> _Information supplied_
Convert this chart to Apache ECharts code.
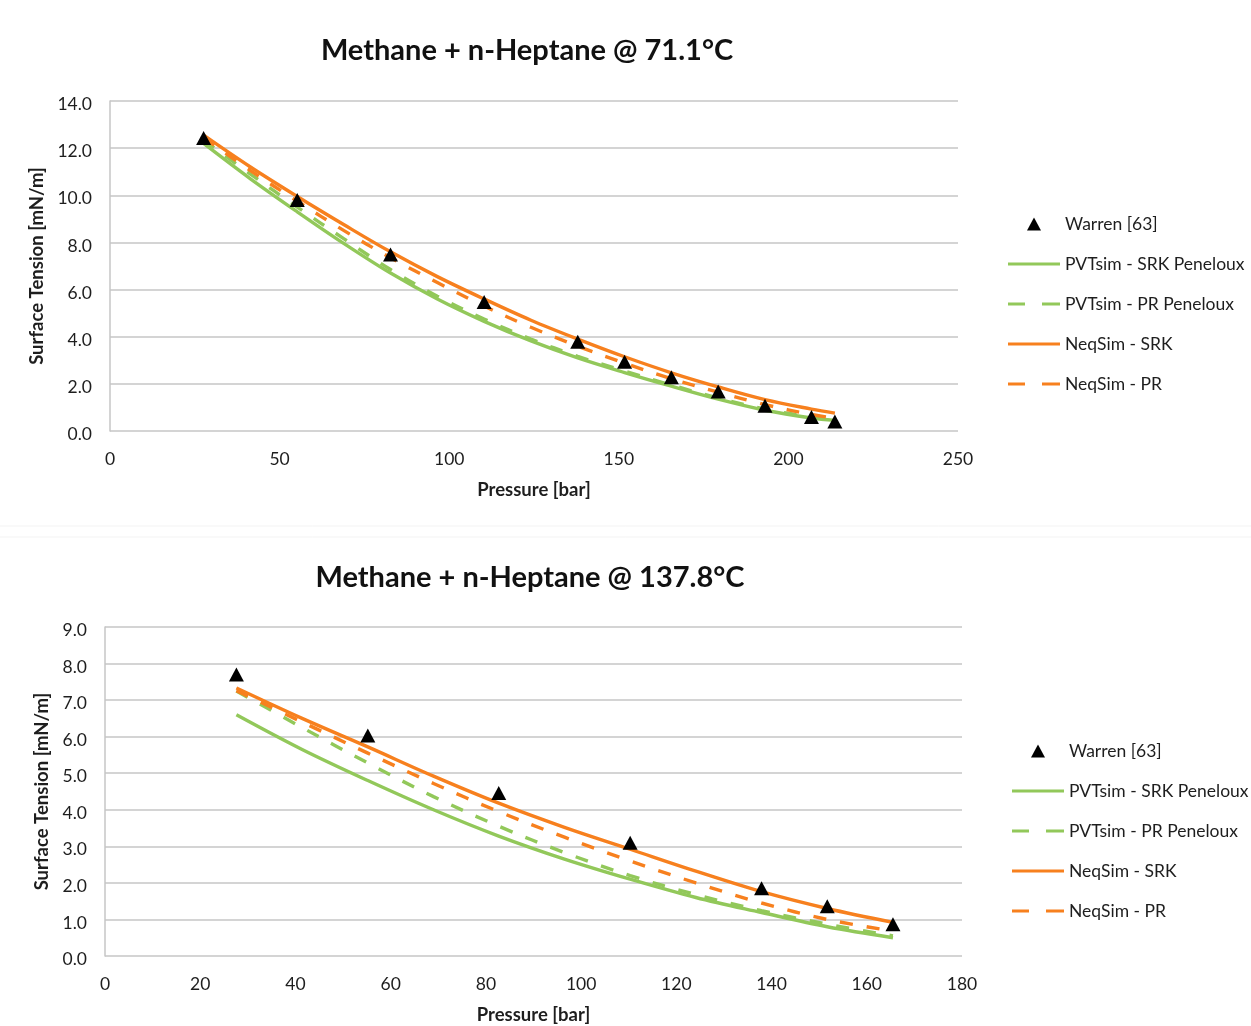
---
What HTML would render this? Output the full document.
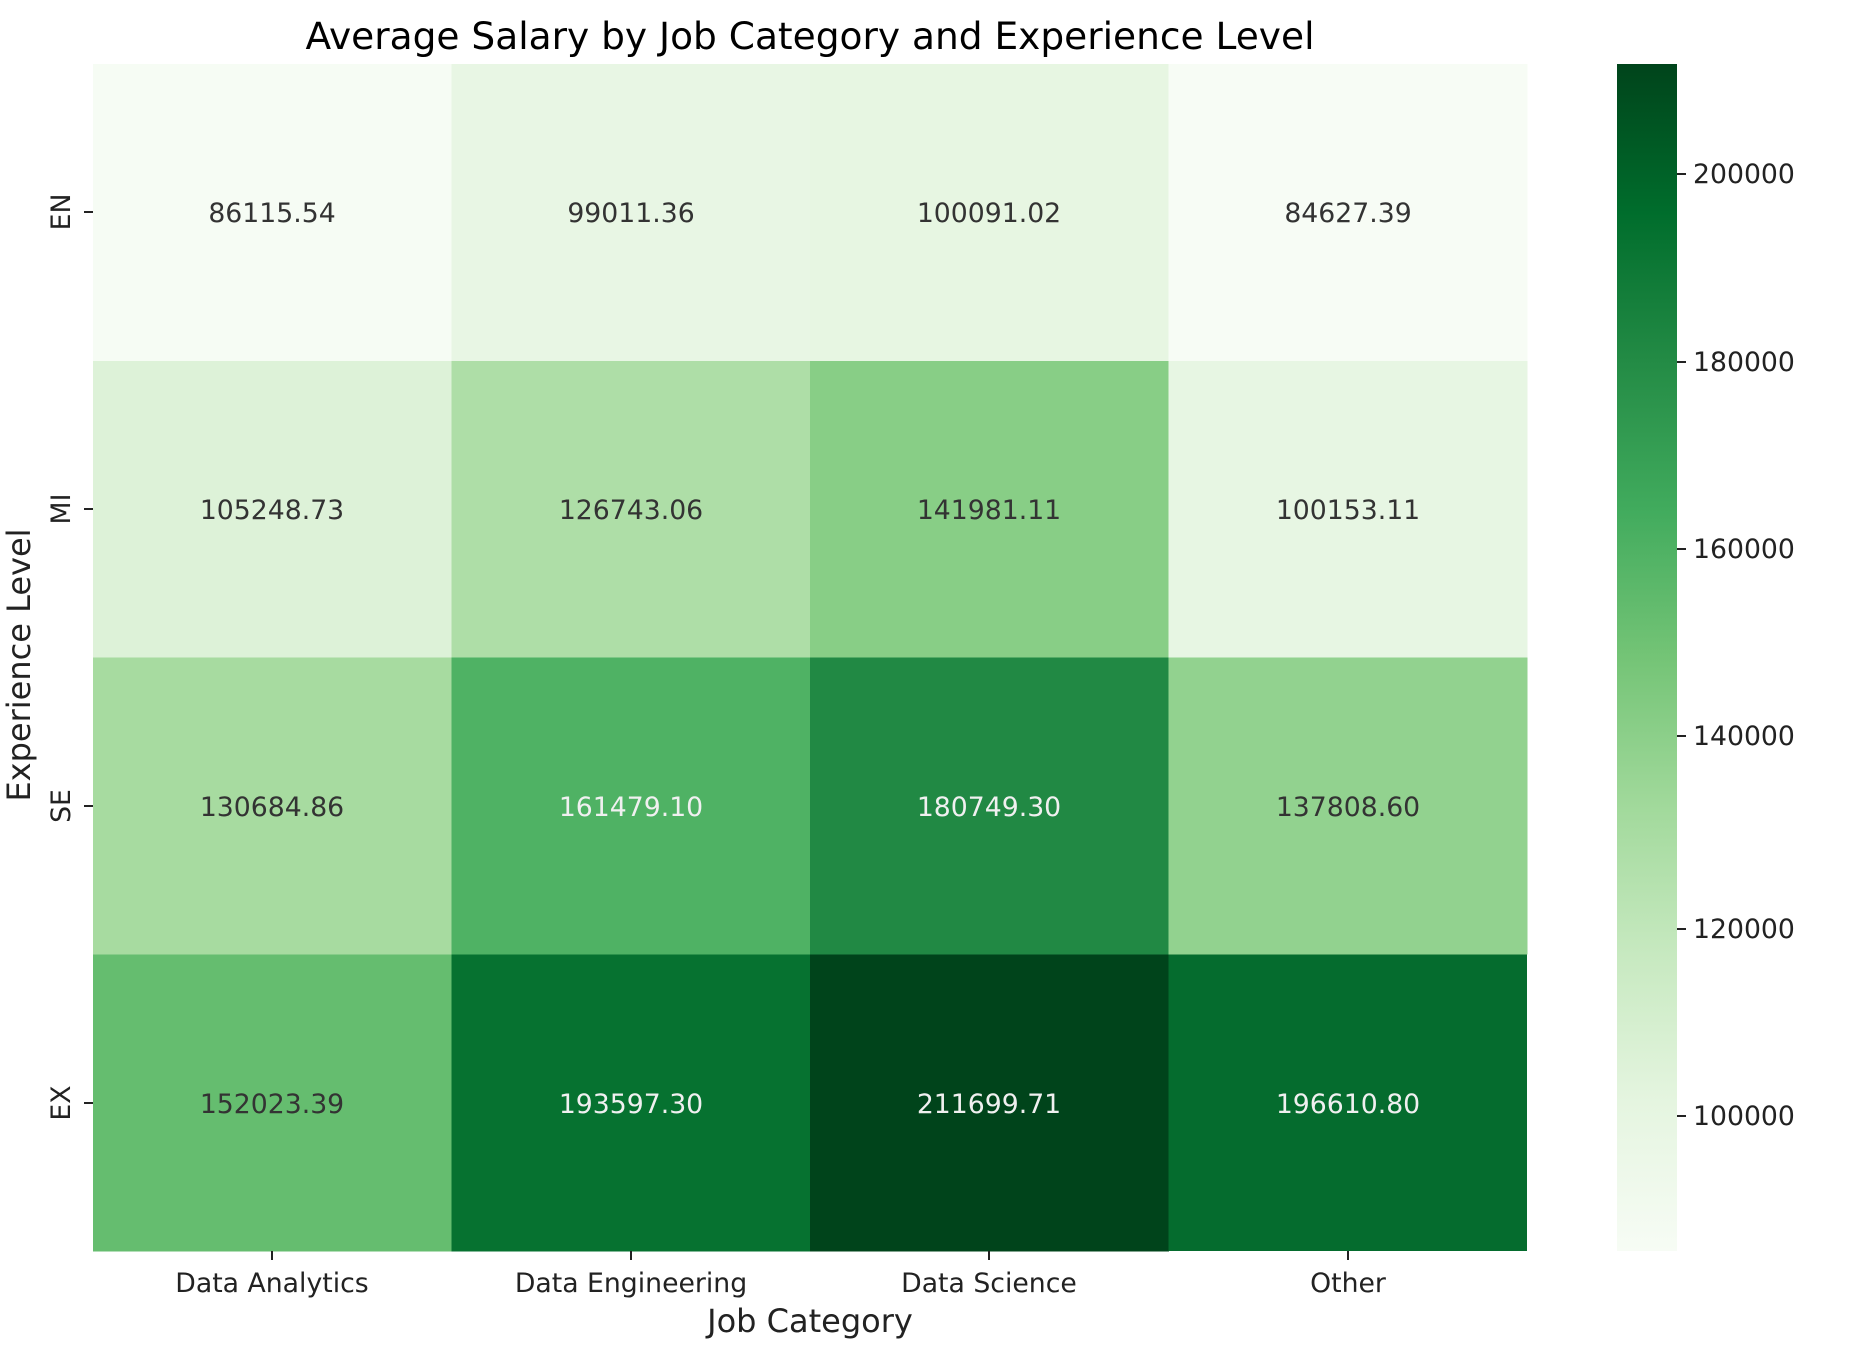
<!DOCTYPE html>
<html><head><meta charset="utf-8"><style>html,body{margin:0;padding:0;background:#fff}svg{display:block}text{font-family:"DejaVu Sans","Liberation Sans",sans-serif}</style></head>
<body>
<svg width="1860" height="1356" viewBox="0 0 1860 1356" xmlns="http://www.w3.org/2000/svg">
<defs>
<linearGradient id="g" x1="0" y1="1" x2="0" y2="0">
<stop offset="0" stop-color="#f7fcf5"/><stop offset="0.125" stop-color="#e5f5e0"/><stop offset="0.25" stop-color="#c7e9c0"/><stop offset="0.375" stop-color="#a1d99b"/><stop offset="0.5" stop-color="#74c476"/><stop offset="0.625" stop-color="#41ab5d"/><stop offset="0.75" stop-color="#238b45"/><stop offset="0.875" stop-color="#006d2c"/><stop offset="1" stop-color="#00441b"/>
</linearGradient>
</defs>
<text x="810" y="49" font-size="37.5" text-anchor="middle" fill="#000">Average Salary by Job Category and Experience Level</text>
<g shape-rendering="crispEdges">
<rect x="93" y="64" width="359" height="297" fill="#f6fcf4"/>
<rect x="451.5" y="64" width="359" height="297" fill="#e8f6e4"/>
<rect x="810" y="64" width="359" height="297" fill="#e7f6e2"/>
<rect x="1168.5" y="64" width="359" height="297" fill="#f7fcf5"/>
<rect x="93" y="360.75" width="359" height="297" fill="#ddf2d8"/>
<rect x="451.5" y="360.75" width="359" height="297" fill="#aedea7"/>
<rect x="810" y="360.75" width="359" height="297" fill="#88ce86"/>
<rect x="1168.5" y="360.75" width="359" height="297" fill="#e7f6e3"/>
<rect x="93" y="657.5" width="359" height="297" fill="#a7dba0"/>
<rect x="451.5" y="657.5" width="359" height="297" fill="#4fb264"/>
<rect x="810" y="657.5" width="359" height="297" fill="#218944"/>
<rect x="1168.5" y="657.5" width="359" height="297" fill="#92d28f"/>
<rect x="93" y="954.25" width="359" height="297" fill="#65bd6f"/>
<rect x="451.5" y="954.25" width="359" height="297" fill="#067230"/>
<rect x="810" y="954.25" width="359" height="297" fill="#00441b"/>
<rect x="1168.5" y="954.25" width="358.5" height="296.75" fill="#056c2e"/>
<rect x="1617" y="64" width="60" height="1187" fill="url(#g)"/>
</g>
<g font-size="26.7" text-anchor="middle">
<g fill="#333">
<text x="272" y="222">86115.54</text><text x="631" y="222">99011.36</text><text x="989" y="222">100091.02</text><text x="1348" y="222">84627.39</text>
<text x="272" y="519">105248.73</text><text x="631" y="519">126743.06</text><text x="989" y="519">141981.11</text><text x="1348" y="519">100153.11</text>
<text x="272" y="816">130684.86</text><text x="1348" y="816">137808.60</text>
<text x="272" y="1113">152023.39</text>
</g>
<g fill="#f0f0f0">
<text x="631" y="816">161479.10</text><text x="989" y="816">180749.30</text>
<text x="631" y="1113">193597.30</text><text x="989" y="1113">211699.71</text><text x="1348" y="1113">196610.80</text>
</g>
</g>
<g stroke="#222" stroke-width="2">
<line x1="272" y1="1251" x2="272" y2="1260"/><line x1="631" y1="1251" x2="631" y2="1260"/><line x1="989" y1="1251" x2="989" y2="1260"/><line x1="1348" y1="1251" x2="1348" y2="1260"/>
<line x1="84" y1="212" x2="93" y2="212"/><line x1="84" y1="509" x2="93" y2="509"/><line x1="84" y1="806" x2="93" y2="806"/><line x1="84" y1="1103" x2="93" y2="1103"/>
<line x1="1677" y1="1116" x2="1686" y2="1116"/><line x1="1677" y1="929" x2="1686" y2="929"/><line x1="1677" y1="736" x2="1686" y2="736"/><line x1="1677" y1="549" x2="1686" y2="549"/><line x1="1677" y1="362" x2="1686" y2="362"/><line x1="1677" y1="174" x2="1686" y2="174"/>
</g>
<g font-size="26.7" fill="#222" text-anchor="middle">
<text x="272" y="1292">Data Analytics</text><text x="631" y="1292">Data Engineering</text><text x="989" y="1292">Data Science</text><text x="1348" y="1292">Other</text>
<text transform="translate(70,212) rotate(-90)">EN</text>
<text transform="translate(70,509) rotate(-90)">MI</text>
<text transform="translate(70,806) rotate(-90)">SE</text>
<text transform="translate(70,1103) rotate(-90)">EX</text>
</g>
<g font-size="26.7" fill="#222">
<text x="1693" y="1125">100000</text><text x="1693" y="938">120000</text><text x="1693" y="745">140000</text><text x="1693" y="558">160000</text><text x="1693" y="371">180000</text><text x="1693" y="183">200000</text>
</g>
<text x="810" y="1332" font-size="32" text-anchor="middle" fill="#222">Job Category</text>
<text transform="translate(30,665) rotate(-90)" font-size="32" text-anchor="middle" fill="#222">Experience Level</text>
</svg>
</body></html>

> _Task goal_
From the data above, gather every line that includes the word "this".

> _Expected answer_
Convert this chart to Apache ECharts code.
What HTML would render this? Output the full document.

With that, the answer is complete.